The weapon of choice with government in achieving this noble task is IEC which stands for information, education and communication. Thus government aims at creating a sense of belonging for safe hygienethrough educating the community via person to person communication, posters, pamphlets and organising street plays. This demand creating procedure is fine to begin with but there are huge lapses. Like the skills of the motivators is constantly a question. The training is provided to them in communication and capacity development units (CCDU) which are statespecific but still somewhere the effort is lacking a vigour. A major assessment report by planning commission found out only 48% of the villages hired any kind of motivators and those who were hired did not carried the work in the prescribed way. They were just persuading them to build a toilet and not creating a sense of belonging.

One major reason for this shoddy approach is funding. Of the total project cost only 15% of the funds are earmarked for IEC activities. From these salary of the motivators, their transportation cost and every other awareness related expenditure has to be paid.Thus very little is left to do actual motivation.

Somewhere government is creating a class of dependent people who are not free to decide for themselves. They are dependent on government doles for food, housing and even toilets. Only 15% project cost is invested in awareness creation and rest is used as subsidy. Thus what we have in end is a population who cannot distinguish between good and bad and building a toilet to avail the subsidy.

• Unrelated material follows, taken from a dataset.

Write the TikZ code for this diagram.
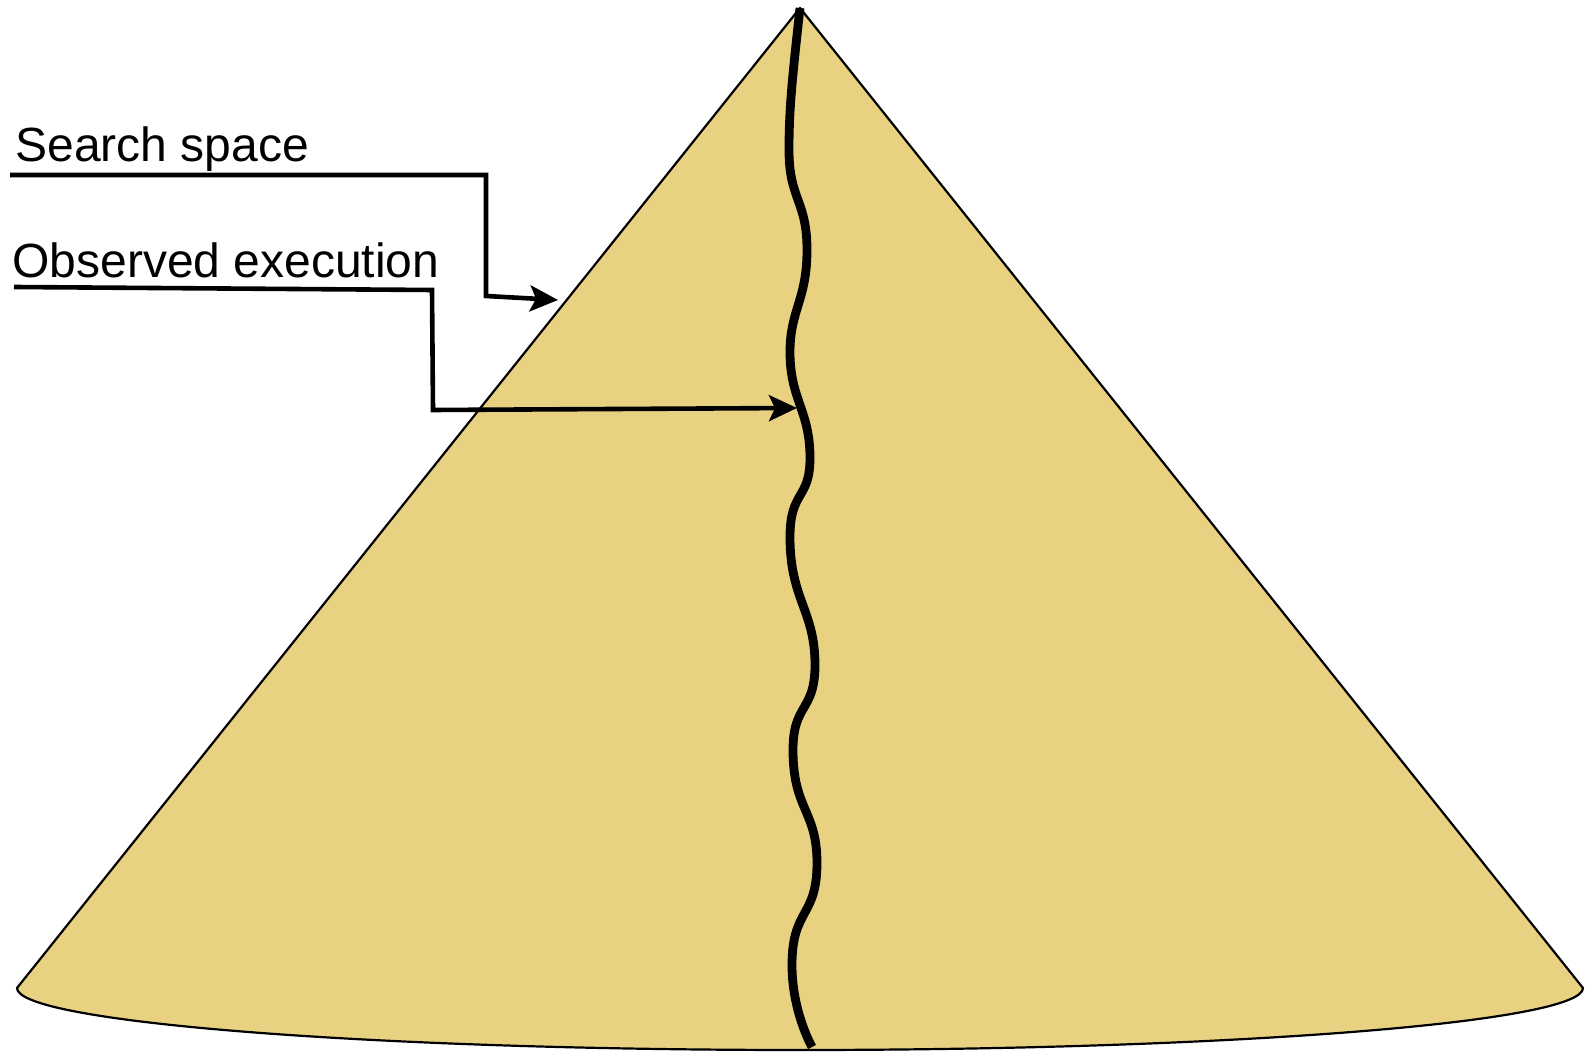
\documentclass[tikz,border=0pt]{standalone}
\usepackage{fontspec}
\setmainfont{Liberation Sans}
\usetikzlibrary{arrows.meta}
\definecolor{sand}{HTML}{E8D282}
\tikzset{
  conebody/.style={fill=sand, draw=black, line width=1.1pt, line join=round},
  pathline/.style={draw=black, line width=4.4pt, line cap=butt},
  callout/.style={draw=black, line width=2.3pt, -{Stealth[length=14pt,width=13pt,inset=3pt]}},
  lbl/.style={font=\fontsize{24pt}{28pt}\selectfont, anchor=base west, inner sep=0pt}
}
\begin{document}
\begin{tikzpicture}[x=0.5pt,y=-0.5pt]
\useasboundingbox (0,0) rectangle (1586,1052);
% cone
\coordinate (apex) at (800,8);
\coordinate (bl) at (17,988);
\coordinate (br) at (1583,988);
\path[conebody] (apex) -- (bl) arc[start angle=180, end angle=0, x radius=783, y radius=62] -- cycle;
% observed execution path
\draw[pathline] (800,8) .. controls (792,80) and (789,110) .. (789,150)
  .. controls (789,200) and (807,200) .. (807,250)
  .. controls (807,300) and (790,310) .. (790,352)
  .. controls (790,400) and (810,410) .. (810,458)
  .. controls (810,500) and (790,490) .. (790,537)
  .. controls (790,600) and (815,610) .. (815,665)
  .. controls (815,712) and (793,703) .. (793,750)
  .. controls (793,810) and (817,810) .. (817,863)
  .. controls (817,918) and (792,908) .. (792,965)
  .. controls (792,1000) and (803,1030) .. (812,1047);
% labels
\node[lbl] (ss) at (15,162) {Search space};
\node[lbl] (oe) at (12,278) {Observed execution};
\coordinate (s0) at (10,175);
\coordinate (s1) at (486,175);
\coordinate (s2) at (486,296);
\coordinate (st) at (558,300);
\draw[callout] (s0) -- (s1) -- (s2) -- (st);
\coordinate (o0) at (14,287);
\coordinate (o1) at (432,290);
\coordinate (o2) at (433,410);
\coordinate (ot) at (797,408);
\draw[callout] (o0) -- (o1) -- (o2) -- (ot);
\end{tikzpicture}
\end{document}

The biggest proof of the power of awareness is Community led total sanitation (CLTS). It is a no subsidy approach which only relies on the tools of shame and disgust to motivate communities to build their own toilets. It has been a major success from Sub Saharan Africa to rural Bangladesh and is being practiced in India mainly through NGO’s.

We need to allocate more funds towards awareness creation from present mere 15%. Education should at least be given equal weightage as subsidies. We need to train motivators in line of CLTS which is a highly specialised way. The TSC campaign had reserved subsidies for only BPL families and it was believed that APL families will build their own toilets once sensitised. But due to inferior motivating skills in 13 years of its existence which saw toilet coverage growing very slowly and missing every deadline, the government under NBA instead of enhancing the motivators’ skills included even APL families in the subsidy, thus further constraining the limited funds which could be used in training.

The need of the hour is to create a self-aware class who is fit to make right decisions for itself and not creating an ever growing dependent class of people.